Personne ne conteste à un musée le droit d’exposer en permanence (ou de garder dans ses réserves) tout objet qui l’intéresse, et qu’il a pu acquérir d’une manière ou d’une autre. Ce droit ne peut évidemment s’étendre à une exposition d’actualité, orientée idéologiquement, esthétiquement. La liberté pour un artiste (pour n’importe qui…) de refuser de cautionner par sa présence une telle option — cette exposition ayant d’ailleurs refusé certains autres artistes ou courants actuels — est une liberté fondamentale. Si vous avez l’impudence de nier cette liberté en principe, après l’avoir fait sournoisement en pratique, mes amis et moi-même pensons qu’elle vaut certainement d’être défendue, et par les moyens qui nous conviendront.
Je demandais au Stedelijk Museum — ou plutôt à MM. Mahlow et Sandberg — qui est responsable de cette affaire ; et ne croyez pas que cette recherche soit close. Personne ne vous demandait « votre avis ». Qui croyez-vous donc être pour proposer ainsi votre avis ? Quelle importance vous croyez-vous reconnue sur le plan de l’art, ou même du droit, ou sur tout autre plan, pour donner votre avis ; et un avis si imbécile, de surcroît ? Gardez votre avis pour votre supérieur hiérarchique, quand il voudra bien l’entendre.
Guy Debord
Lettre au Stedelijk Museum d’Amsterdam
Paris, le 21 avril 1966
« Un livre de Guy Debord a figuré sans son autorisation, et sans qu’il en soit averti d’aucune manière, à l’exposition Schrift und Bild, à Baden-Baden, puis à Amsterdam. À une première protestation adressée aux organisateurs quand cette manœuvre nous a été finalement signalée, les Allemands de Baden-Baden répondent que la responsabilité en incomberait au Hollandais Ad.
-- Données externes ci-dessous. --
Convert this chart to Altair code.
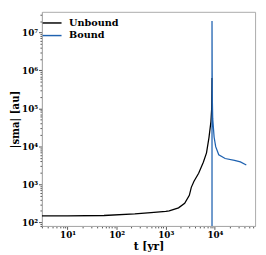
import altair as alt
import pandas as pd

unbound_t = [3, 10, 55, 234, 500, 1000, 1175, 1820, 2427, 3020, 3311, 3758, 4677, 5821, 6761, 7586, 8318, 8610, 8750]
unbound_sma = [148, 148, 151, 166, 180, 195, 200, 240, 316, 513, 832, 1202, 1950, 3800, 6760, 17000, 44700, 100000, 630000]

bound_t = [8750, 8750, 8810, 8900, 9040, 9660, 10400, 12000, 16200, 25100, 33100, 43700]
bound_sma = [50, 2.0e7, 1.0e6, 1.5e5, 53700, 17400, 9800, 6030, 4790, 4270, 3890, 3240]

x_major = [10, 100, 1000, 10000]
y_major = [100, 1000, 10000, 100000, 1000000, 10000000]
sup = {1: "¹", 2: "²", 3: "³", 4: "⁴", 5: "⁵", 6: "⁶", 7: "⁷"}

rows = []
for i, (t, s) in enumerate(zip(unbound_t, unbound_sma)):
    rows.append({"t": t, "sma": s, "kind": "Unbound", "o": i})
for i, (t, s) in enumerate(zip(bound_t, bound_sma)):
    rows.append({"t": t, "sma": s, "kind": "Bound", "o": i})
df = pd.DataFrame(rows)


def minor_vals(lo, hi):
    vals = []
    d = lo
    while d < hi:
        for m in range(1, 10):
            vals.append(d * m)
        d *= 10
    return vals


def label_expr(majors):
    parts = []
    for v in majors:
        e = len(str(int(v))) - 1
        parts.append(f"datum.value == {v} ? '10{sup[e]}'")
    return " : ".join(parts) + " : ''"


def tick_size(majors):
    test = " || ".join(f"datum.value == {v}" for v in majors)
    return {"condition": {"test": test, "value": 3.5}, "value": 2}


FONT = "DejaVu Serif"
BLUE = "#1f62b0"

x_ticks = [v for v in minor_vals(1, 100000) if 3 <= v <= 66000]
y_ticks = [v for v in minor_vals(10, 1e8) if 80 <= v <= 3.5e7]

common = dict(grid=False, labelFont=FONT, labelFontWeight="bold", labelFontSize=9,
              titleFont=FONT, titleFontWeight="bold", tickColor="#555",
              domainColor="#aaa", labelColor="black", titleColor="black",
              labelFlush=False, labelOverlap=False)

chart = alt.Chart(df).mark_line(strokeWidth=1.3, clip=True).encode(
    x=alt.X("t:Q", scale=alt.Scale(type="log", domain=[3, 66000], nice=False),
            axis=alt.Axis(values=x_ticks, labelExpr=label_expr(x_major),
                          tickSize=tick_size(x_major), title="t [yr]",
                          titleFontSize=11, labelPadding=1, titlePadding=2, **common)),
    y=alt.Y("sma:Q", scale=alt.Scale(type="log", domain=[80, 3.5e7], nice=False),
            axis=alt.Axis(values=y_ticks, labelExpr=label_expr(y_major),
                          tickSize=tick_size(y_major), title="|sma| [au]",
                          titleFontSize=10.5, labelPadding=1, titlePadding=1, **common)),
    color=alt.Color("kind:N", scale=alt.Scale(domain=["Unbound", "Bound"], range=["black", BLUE]),
                    legend=alt.Legend(title=None, orient="none", legendX=3, legendY=4,
                                      symbolType="M-1.5,0H1.5",
                                      symbolStrokeWidth=1.5, symbolSize=169, labelOffset=10,
                                      labelFont=FONT, labelFontWeight="bold", labelFontSize=10,
                                      labelColor="black", rowPadding=0)),
    order="o:Q",
).properties(
    width=220, height=221,
    autosize=alt.AutoSizeParams(type="none"),
    padding={"left": 35, "top": 0, "right": 3, "bottom": 26},
).configure_view(stroke="#aaa", strokeWidth=1)

chart.save("out.html", embed_options={"renderer": "svg", "actions": False})
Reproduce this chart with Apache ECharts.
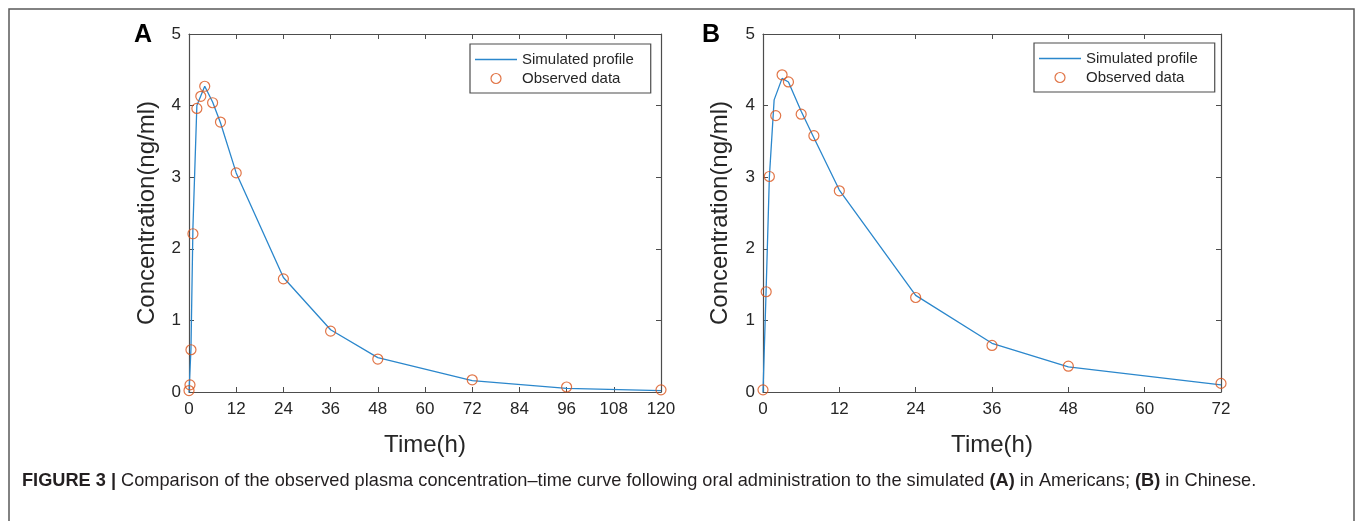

Petersen, du Stedelijk Museum d’Amsterdam, tandis que ce musée affirme, en même temps, que le choix dépendait de l’Allemand Mahlow, directeur du Kunsthalle de Baden-Baden (à suivre). » (I.S. n° 9, p. 35)
Vu la malhonnêteté intellectuelle du Stedelijk Museum, il ne saurait être question de vous envoyer le numéro 10 d’I.S., à quelque prix que ce soit.